**Brief**
Begin with the line that contains "Write a Python", end with the line that contains "dispuesto a cambiar", and extract exactly that stretch of lines.

A run of records:

%%

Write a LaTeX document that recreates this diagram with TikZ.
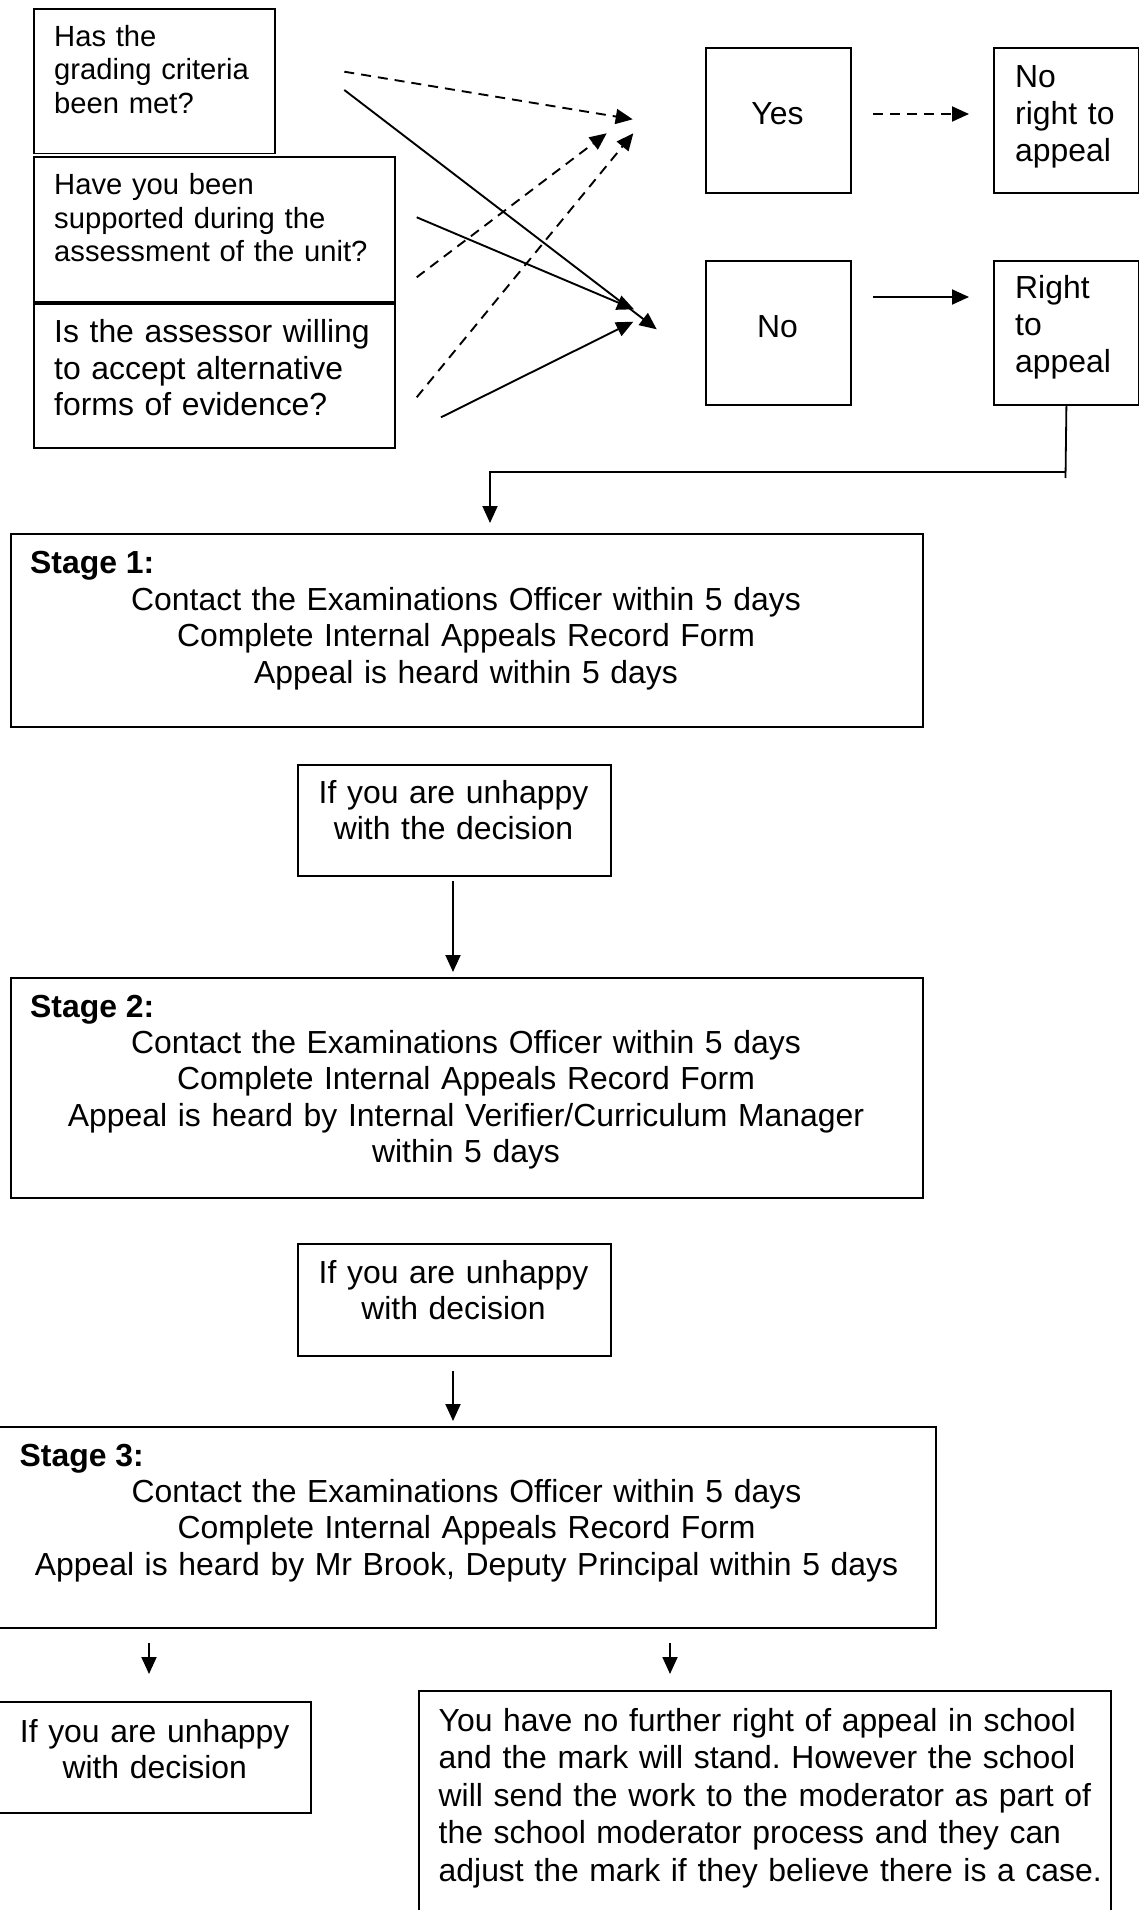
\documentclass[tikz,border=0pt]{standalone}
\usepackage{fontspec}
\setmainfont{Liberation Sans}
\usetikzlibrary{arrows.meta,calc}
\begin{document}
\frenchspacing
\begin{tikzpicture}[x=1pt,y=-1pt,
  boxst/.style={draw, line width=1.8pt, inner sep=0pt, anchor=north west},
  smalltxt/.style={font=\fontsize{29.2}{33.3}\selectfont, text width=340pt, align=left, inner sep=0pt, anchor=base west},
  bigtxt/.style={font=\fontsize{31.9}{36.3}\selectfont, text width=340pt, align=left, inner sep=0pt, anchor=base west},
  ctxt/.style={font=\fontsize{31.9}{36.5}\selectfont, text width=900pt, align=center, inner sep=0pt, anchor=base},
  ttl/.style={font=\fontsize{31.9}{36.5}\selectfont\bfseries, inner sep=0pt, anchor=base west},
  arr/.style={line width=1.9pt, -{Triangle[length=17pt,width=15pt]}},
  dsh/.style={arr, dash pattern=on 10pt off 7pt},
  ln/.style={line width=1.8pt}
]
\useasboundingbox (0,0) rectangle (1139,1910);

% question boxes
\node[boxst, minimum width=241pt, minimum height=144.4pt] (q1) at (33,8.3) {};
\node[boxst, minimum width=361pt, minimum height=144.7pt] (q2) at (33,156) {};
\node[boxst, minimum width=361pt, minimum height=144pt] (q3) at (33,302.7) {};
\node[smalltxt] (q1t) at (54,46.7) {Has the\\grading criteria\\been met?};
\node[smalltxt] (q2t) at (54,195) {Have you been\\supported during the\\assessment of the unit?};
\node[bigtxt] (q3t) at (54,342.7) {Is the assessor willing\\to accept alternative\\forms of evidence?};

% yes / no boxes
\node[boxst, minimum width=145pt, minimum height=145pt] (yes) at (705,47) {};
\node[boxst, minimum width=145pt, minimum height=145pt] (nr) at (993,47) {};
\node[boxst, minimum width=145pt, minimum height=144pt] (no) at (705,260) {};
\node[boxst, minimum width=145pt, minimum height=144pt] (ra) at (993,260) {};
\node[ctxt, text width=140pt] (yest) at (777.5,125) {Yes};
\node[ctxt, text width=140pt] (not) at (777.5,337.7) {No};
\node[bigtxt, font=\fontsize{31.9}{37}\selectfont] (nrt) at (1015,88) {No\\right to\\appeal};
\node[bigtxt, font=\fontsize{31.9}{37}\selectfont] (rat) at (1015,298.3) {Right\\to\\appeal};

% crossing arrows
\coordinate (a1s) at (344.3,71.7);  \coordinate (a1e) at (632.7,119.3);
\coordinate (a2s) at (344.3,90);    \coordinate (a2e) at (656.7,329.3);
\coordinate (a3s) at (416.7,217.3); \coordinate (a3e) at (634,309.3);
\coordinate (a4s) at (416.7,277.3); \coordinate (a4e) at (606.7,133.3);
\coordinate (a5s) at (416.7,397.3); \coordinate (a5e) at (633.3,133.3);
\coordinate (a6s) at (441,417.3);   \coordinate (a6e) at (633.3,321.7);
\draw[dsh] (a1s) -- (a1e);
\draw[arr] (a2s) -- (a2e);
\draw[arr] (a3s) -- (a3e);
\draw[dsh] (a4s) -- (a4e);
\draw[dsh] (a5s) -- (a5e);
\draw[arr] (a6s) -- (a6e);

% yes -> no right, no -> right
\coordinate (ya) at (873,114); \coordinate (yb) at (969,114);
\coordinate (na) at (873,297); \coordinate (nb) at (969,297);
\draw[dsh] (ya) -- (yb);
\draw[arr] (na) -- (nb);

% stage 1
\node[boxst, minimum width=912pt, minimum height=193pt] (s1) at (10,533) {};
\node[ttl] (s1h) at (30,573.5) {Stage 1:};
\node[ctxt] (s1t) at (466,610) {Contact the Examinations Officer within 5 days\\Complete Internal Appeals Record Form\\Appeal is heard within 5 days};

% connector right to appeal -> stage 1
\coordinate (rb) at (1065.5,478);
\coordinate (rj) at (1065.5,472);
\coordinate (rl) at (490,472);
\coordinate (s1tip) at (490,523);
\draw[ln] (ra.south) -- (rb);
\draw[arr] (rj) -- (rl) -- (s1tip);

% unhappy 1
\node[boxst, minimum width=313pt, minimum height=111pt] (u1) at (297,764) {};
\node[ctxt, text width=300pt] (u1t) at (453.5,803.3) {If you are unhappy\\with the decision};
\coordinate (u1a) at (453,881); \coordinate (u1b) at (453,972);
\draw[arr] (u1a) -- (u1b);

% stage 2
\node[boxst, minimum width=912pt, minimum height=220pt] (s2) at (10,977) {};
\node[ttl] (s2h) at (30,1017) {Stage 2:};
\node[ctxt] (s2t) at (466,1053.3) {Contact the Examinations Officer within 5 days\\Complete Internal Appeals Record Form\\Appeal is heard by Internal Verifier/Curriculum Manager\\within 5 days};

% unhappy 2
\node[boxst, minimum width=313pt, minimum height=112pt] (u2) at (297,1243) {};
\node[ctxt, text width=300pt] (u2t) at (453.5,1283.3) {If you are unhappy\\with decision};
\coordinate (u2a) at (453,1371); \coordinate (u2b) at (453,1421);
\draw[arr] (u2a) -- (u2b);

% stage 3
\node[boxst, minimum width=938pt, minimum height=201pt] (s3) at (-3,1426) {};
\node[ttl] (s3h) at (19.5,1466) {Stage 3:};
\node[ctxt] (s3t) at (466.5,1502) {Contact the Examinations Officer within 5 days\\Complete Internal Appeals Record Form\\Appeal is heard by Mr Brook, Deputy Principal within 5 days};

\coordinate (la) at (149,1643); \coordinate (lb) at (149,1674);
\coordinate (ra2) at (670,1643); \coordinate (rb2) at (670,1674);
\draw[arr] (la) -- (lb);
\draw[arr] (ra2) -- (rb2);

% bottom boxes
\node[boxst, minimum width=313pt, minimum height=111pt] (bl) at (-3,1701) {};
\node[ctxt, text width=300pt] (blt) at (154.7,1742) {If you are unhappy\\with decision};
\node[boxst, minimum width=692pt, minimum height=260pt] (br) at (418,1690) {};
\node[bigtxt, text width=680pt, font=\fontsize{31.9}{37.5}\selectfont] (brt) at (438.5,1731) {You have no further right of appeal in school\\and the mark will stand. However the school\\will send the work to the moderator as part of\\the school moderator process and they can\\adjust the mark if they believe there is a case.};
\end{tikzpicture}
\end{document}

%%
%%

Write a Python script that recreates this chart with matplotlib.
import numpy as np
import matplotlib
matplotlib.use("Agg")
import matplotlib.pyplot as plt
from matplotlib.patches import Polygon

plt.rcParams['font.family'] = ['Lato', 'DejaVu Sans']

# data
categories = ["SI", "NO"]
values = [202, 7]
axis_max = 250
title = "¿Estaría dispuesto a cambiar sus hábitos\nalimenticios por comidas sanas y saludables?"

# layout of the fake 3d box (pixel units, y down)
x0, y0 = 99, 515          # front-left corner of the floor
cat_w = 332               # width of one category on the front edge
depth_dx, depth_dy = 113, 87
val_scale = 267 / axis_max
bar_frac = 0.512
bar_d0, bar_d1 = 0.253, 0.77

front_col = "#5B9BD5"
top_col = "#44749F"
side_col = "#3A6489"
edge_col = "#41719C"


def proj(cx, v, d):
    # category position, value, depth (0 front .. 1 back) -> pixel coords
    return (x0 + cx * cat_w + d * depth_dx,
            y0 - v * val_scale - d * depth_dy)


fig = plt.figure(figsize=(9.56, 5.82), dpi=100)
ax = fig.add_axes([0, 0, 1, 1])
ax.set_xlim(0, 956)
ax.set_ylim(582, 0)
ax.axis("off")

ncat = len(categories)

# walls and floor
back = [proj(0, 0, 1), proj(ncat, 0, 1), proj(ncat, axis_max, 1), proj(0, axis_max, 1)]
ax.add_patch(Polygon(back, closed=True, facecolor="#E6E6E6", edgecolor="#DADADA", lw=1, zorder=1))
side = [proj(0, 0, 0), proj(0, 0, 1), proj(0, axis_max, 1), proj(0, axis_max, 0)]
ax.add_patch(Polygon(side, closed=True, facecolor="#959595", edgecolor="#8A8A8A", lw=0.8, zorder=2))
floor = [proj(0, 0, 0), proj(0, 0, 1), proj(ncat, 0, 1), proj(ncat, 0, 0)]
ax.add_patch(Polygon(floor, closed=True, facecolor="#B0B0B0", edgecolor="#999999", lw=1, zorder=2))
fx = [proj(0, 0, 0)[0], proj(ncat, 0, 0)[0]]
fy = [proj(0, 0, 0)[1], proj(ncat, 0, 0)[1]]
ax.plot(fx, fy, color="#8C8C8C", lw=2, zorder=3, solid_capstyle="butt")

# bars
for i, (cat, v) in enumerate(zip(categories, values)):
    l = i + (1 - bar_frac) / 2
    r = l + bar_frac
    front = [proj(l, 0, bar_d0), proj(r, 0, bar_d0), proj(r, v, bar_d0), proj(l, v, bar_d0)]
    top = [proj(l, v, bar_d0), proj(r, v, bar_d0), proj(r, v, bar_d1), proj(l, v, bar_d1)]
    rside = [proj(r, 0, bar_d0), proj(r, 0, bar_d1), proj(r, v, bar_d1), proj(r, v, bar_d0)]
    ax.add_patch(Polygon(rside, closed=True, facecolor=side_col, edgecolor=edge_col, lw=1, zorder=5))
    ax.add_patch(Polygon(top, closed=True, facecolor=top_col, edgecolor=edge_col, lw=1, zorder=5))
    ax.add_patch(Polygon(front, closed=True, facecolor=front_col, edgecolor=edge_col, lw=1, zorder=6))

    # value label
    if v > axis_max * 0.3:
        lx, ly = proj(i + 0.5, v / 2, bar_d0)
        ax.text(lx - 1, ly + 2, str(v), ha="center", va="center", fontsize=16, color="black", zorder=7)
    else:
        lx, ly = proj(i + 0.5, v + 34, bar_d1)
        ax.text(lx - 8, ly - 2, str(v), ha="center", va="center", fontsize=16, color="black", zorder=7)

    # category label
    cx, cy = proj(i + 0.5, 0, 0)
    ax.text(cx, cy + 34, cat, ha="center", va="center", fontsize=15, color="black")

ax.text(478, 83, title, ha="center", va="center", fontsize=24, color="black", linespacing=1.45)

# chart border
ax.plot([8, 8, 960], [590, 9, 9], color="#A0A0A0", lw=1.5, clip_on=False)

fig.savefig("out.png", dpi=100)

%%

**Final result**
Write a Python script that recreates this chart with matplotlib.
import numpy as np
import matplotlib
matplotlib.use("Agg")
import matplotlib.pyplot as plt
from matplotlib.patches import Polygon

plt.rcParams['font.family'] = ['Lato', 'DejaVu Sans']

# data
categories = ["SI", "NO"]
values = [202, 7]
axis_max = 250
title = "¿Estaría dispuesto a cambiar sus hábitos\nalimenticios por comidas sanas y saludables?"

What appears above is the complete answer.